Юная школьница-гермафродит лежит в постели с плюшевым богом: утомлённая, раскрасневшаяся, укрытая поцелуями. Мальчики вылизывают друг друга в туалете ночного клуба. Старухи сосутся в метро, прежде чем кончить, и умереть... Подобные видения вызывают в нашем обществе вой негодующих сирен. Мы тут же видим тьму попов и вздымающиеся к небесам вилы и кресты. А ведь вздыматься могли бы только члены и тюльпаны. Секс не бывает злом. От чего же гудит роптание? И вот перед нами Паша. Ему всего 20, и он обрушивается с обвинениями на трансгендеров и лесбиянок: «Отвратительно! Аморально! Вы подрываете основы традиционной семьи! Пропагандируете разврат и бездуховность! Бесы!».
Ещё два года назад я бы сказал, что Паша является угрюмым дикарём, проспавшим миг, когда мир изменился; виной всему – консервативные ценности, которые мы волочим за собой сквозь века, словно скисший труп любимой бабки. Однако сегодня мне хотелось бы взглянуть на консерватора сострадательно. Ведь он не только агент мракобесия, но и его изнурённая жертва. Примитивное уродство его взглядов не является изначальным. Оно – рукотворно. Общество, терзающее нас, терзает и само себя. У тебя с ним – общая рана.

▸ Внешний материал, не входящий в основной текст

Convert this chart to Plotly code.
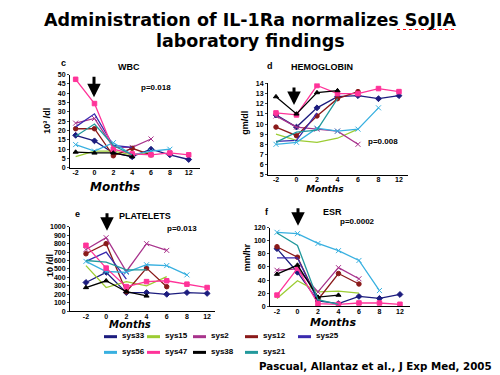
import plotly.graph_objects as go

MONTHS = ["-2", "0", "2", "4", "6", "8", "12"]
SERIES = ["sys33", "sys15", "sys2", "sys12", "sys25", "sys56", "sys47", "sys38", "sys21"]
COLORS = {"sys33": "#1c1c7e", "sys15": "#9ccc33", "sys2": "#a8338c", "sys12": "#8a1a1a",
          "sys25": "#3a2aae", "sys56": "#38b0e0", "sys47": "#ff3399", "sys38": "#000000",
          "sys21": "#22999c"}
MARKERS = {"sys33": "diamond", "sys15": None, "sys2": "x-thin", "sys12": "circle",
           "sys25": None, "sys56": "x-thin", "sys47": "square", "sys38": "triangle-up",
           "sys21": None}

WBC = {
    "sys33": [17.5, 14.5, 8, 6, 10, 7, 4.5],
    "sys15": [6, 9, 9, 7, 8.5, None, None],
    "sys2": [24, 26.5, 11, 11, 15.5, None, None],
    "sys12": [21, 21, 6.5, 10.5, 7, None, None],
    "sys25": [22, 29, 12, 11, None, None, None],
    "sys56": [12.5, 9, 13.5, 7, 9, 10, None],
    "sys47": [47.5, 34.5, 10, 7.5, 7, 8, 7],
    "sys38": [8.5, 8, 8, 6, None, None, None],
    "sys21": [17, 23.5, 12, 7, None, None, None],
}
HGB = {
    "sys33": [10.9, 9.7, 11.6, 12.7, 12.8, 12.5, 12.8],
    "sys15": [9, 8.4, 8.2, 8.6, 9.5, None, None],
    "sys2": [10.8, 9.7, 9.5, 9.3, 8, None, None],
    "sys12": [9.7, 8.85, 10.8, 12.5, 13.2, None, None],
    "sys25": [8.3, 8.4, 11.1, None, None, None, None],
    "sys56": [8, 8.2, 9.6, 9.3, 9.5, 11.6, None],
    "sys47": [11.1, 10.9, 13.8, 13, 13, 13.5, 13.2],
    "sys38": [12.7, 11, 13.1, 13.3, None, None, None],
    "sys21": [8.2, 9.2, 9.4, 12.5, None, None, None],
}
PLT = {
    "sys33": [340, 460, 220, 220, 200, 220, 210],
    "sys15": [540, 280, 350, 300, 410, None, None],
    "sys2": [730, 870, 470, 800, 720, None, None],
    "sys12": [680, 800, 230, 510, 290, None, None],
    "sys25": [590, 700, 380, None, None, None, None],
    "sys56": [590, 470, 460, 550, 540, 430, None],
    "sys47": [780, 510, 290, 350, 360, 320, 280],
    "sys38": [280, 360, 230, 180, None, None, None],
    "sys21": [600, 580, 490, 490, None, None, None],
}
ESR = {
    "sys33": [88, 52, 8, 4, 15, 12, 18],
    "sys15": [12, 39, 22, 23, 20, None, None],
    "sys2": [55, 57, 22, 59, 42, None, None],
    "sys12": [91, 75, 10, 50, 34, None, None],
    "sys25": [74, 74, 8, None, None, None, None],
    "sys56": [113, 111, 96, 85, 70, 24, None],
    "sys47": [17, 58, 4, 3, 5, 5, 3],
    "sys38": [49, 63, 14, 17, None, None, None],
    "sys21": [112, 93, 10, 3, None, None, None],
}

W, H = 500, 375
def px(x): return x / W
def py(y): return 1 - y / H

PANELS = [
    (WBC, "c", "WBC", "10³ /dl", "p=0.018", (70, 200, 72, 167), (-0.3, 6.6), (0, 50), 5),
    (HGB, "d", "HEMOGLOBIN", "gm/dl", "p=0.008", (268, 408, 81, 174), (-0.39, 6.44), (5, 14), 1),
    (PLT, "e", "PLATELETS", "10 /dl", "p=0.013", (70, 215, 227, 313), (-0.79, 6.39), (0, 1000), 100),
    (ESR, "f", "ESR", "mm/hr", "p=0.0002", (270, 410, 228, 308), (-0.34, 6.49), (0, 120), 20),
]
LETTER_POS = [(63, 60), (270, 63), (77, 214), (267, 212)]
TITLE_POS = [(129, 64), (322, 64), (145, 216), (332, 212)]
PVAL_POS = [(156, 85), (383, 140), (182, 229), (357, 222)]
YLAB_POS = [(47, 119), (245, 121), (50, 267), (247, 258)]
MONTHS_POS = [(115, 186), (325, 189), (130, 327), (333, 325)]
MONTHS_SIZE = [12, 9, 10, 11]
ARROW = [(94, 95, 22), (294, 103, 19), (107, 231, 19), (298, 226, 19)]

fig = go.Figure()
annotations = []
shapes = []
tickfont = dict(family="Liberation Sans", size=7, color="black", weight="bold")
lab_font = dict(family="Liberation Sans", size=9, color="black", weight="bold")


def note(x, y, text, font, **kw):
    d = dict(x=px(x), y=py(y), xref="paper", yref="paper", text=text, showarrow=False,
             xanchor="center", yanchor="middle", font=font)
    d.update(kw)
    annotations.append(d)


for i, (data, letter, ttl, ylab, pval, box, xr, yr, dt) in enumerate(PANELS):
    n = "" if i == 0 else str(i + 1)
    l, r, t, b = box
    for s in SERIES:
        mk = MARKERS[s]
        fig.add_trace(go.Scatter(
            x=MONTHS, y=data[s], xaxis="x" + n, yaxis="y" + n,
            mode="lines+markers" if mk else "lines",
            line=dict(color=COLORS[s], width=1.3),
            marker=dict(symbol=mk or "circle", size=4.5 if mk != "x-thin" else 5,
                        color=COLORS[s], line=dict(color=COLORS[s], width=1)),
            showlegend=False, connectgaps=False, hoverinfo="skip"))
    fig.update_layout(**{
        "xaxis" + n: dict(domain=[px(l), px(r)], anchor="y" + n, type="category",
                          categoryorder="array", categoryarray=MONTHS, range=list(xr),
                          showline=True, linecolor="black", linewidth=1, showgrid=False,
                          zeroline=False, ticks="", tickfont=tickfont, ticklen=0,
                          ticklabelstandoff=-2),
        "yaxis" + n: dict(domain=[py(b), py(t)], anchor="x" + n, range=list(yr), dtick=dt,
                          showline=True, linecolor="black", linewidth=1, showgrid=False,
                          zeroline=False, ticks="outside", ticklen=2, tickfont=tickfont),
    })
    note(*LETTER_POS[i], letter, lab_font)
    note(*TITLE_POS[i], ttl, lab_font)
    note(*PVAL_POS[i], pval, dict(family="Liberation Sans", size=8, color="black",
                                  weight="bold"))
    note(*YLAB_POS[i], ylab, lab_font, textangle=-90)
    note(*MONTHS_POS[i], "<i>Months</i>",
         dict(family="DejaVu Sans", size=MONTHS_SIZE[i], color="black", weight="bold"))
    ax_, ay_, alen = ARROW[i]
    annotations.append(dict(x=px(ax_), y=py(ay_), xref="paper", yref="paper", text="",
                            showarrow=True, ax=0, ay=-alen, arrowhead=2, arrowsize=0.9,
                            arrowwidth=3, arrowcolor="black"))

title_font = dict(family="DejaVu Sans", size=17.5, color="black", weight="bold")
note(250, 16, "Administration of IL-1Ra normalizes SoJIA", title_font)
note(250, 38, "laboratory findings", title_font)
shapes.append(dict(type="line", xref="paper", yref="paper", x0=px(397), x1=px(457),
                   y0=py(26), y1=py(26), line=dict(color="red", width=1, dash="dot")))

# manual legend
LEG_COLS = [104, 147, 193, 245, 298]
LEG_ROWS = [339, 355]
leg_font = dict(family="Liberation Sans", size=8, color="black", weight="bold")
for k, s in enumerate(SERIES):
    row, col = divmod(k, 5)
    x0 = LEG_COLS[col]
    y0 = LEG_ROWS[row]
    shapes.append(dict(type="line", xref="paper", yref="paper", x0=px(x0), x1=px(x0 + 13),
                       y0=py(y0), y1=py(y0), line=dict(color=COLORS[s], width=3)))
    note(x0 + 16, y0 - 1, s, leg_font, xanchor="left")

note(375, 369, "Pascual, Allantaz et al., J Exp Med, 2005",
     dict(family="DejaVu Sans", size=10.3, color="black", weight="bold"))

fig.update_layout(width=W, height=H, margin=dict(l=0, r=0, t=0, b=0),
                  paper_bgcolor="white", plot_bgcolor="white",
                  annotations=annotations, shapes=shapes, showlegend=False)
fig.write_html("out.html", config={"displayModeBar": False},
               post_script="document.body.style.margin='0';")
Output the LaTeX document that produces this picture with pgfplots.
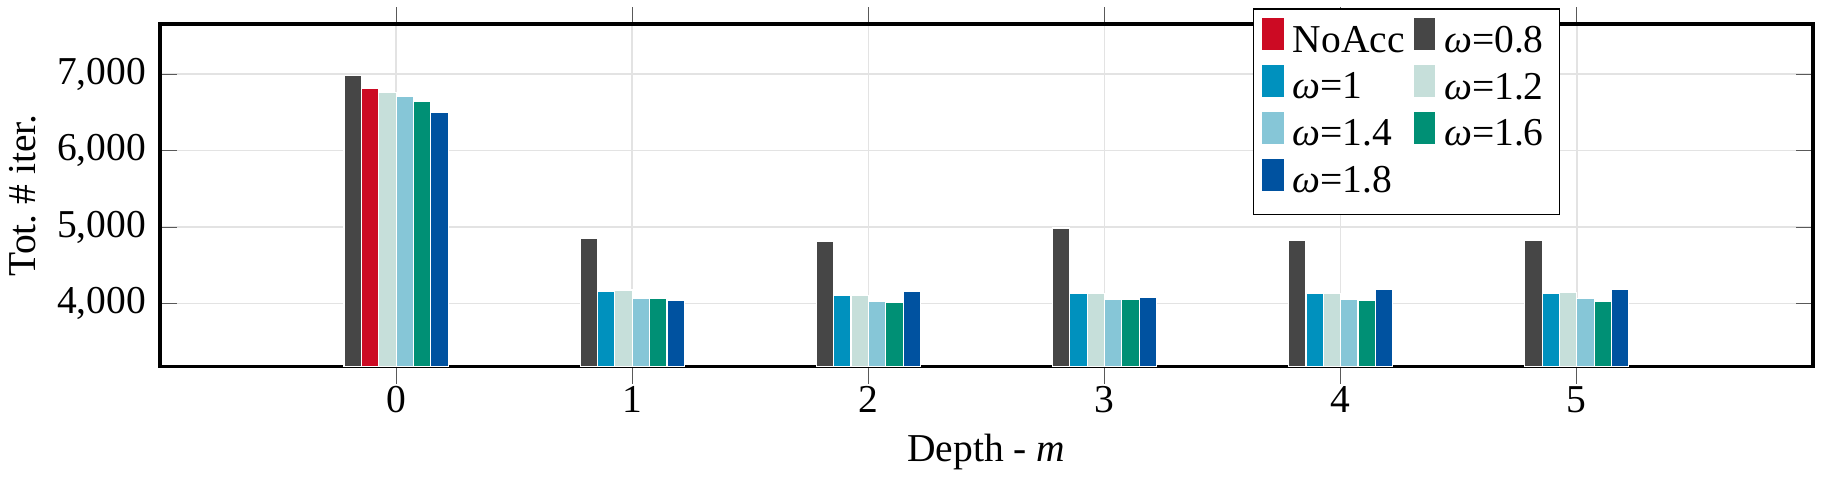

Мы привыкли говорить о могуществе Традиции в сфере промывки мозгов, но не стоит забывать, что современность, наш прекрасный Содом, тоже борется за место под солнцем, и всячески бросается на общественные умы. За нас не прекращается война идеологий. Быть убеждённым сторонником какой-либо из них становится всё менее возможным. Консерватизм Паши не является непреодолимым, намертво укоренившимся в его сознании. Консерваторы живут в тех же городах, и ходят по тем же улицам, что и мы. Можно построить ещё тысячу церквей, но современный полис остаётся неизменно соблазнительным в этом своём разврате неоновых вывесок и коротких юбок.
От чего же тогда Паша продолжает чревовещать блажь своих предков, и обвинять лесбиянок в бездуховности? Что может вызвать в современном человеке столь острую озабоченность традиционными ценностями?
Вообразим Пашу, который очутился всего в метре от оргии гномов. Взволнованный, он наблюдает вязь их губ, и видит как руки скользят по горящим телам. Отёки гениталий, пар, а из него шепчет русалка: «Иди к нам». Паша распят этим внезапным приглашеньем. У него ведь семья, и работа, друзья, мама с папой вернулись из церкви. Он, может, и хотел бы слиться с клубнем гномов, но это его желание натыкается на миллионы «но» и «нельзя». Позволь он себе страсть, и традиционный мир с треском обрушится на него. Паша-то кончит, но это навсегда станет его тайной, поводом для мучительного стыда. Стоит ему признаться, и его вселенная отвернётся от него. Не потому, что её обитатели так уж верят в Традицию, но потому, что они тоже хотят кончить, и не прощают свободу ближнего.
Удовольствие – это кинжал в сердца, смирившиеся с несвободой. Все консервативные отношения строятся вокруг молчаливого страдания вместе. Отказаться от страданий – значит, предать страждущих. Рабы не любят тех, кто рвёт оковы. Чужое освобождение подчёркивает убожество их положения. Отсюда и происходит Пашин крик о духовных скрепах и лесбиянках. Он ненавидит то, что желает, но не решается взять. Остаётся лишь тлеть и визжать о морали.
О, порнографы и развратники, не сдавайтесь! Желание всегда найдёт дорогу к свободе. Продолжая совращать консерватора возможностью бесконечного удовольствия, мы приближаем воплощение его запретной мечты. Однажды цепь треснет. И не будет больше ни церквей, ни богов – лишь луг, цветы, и хоровод голых людей. Под флагом похоти, безбожия, разврата – Паша зацветёт.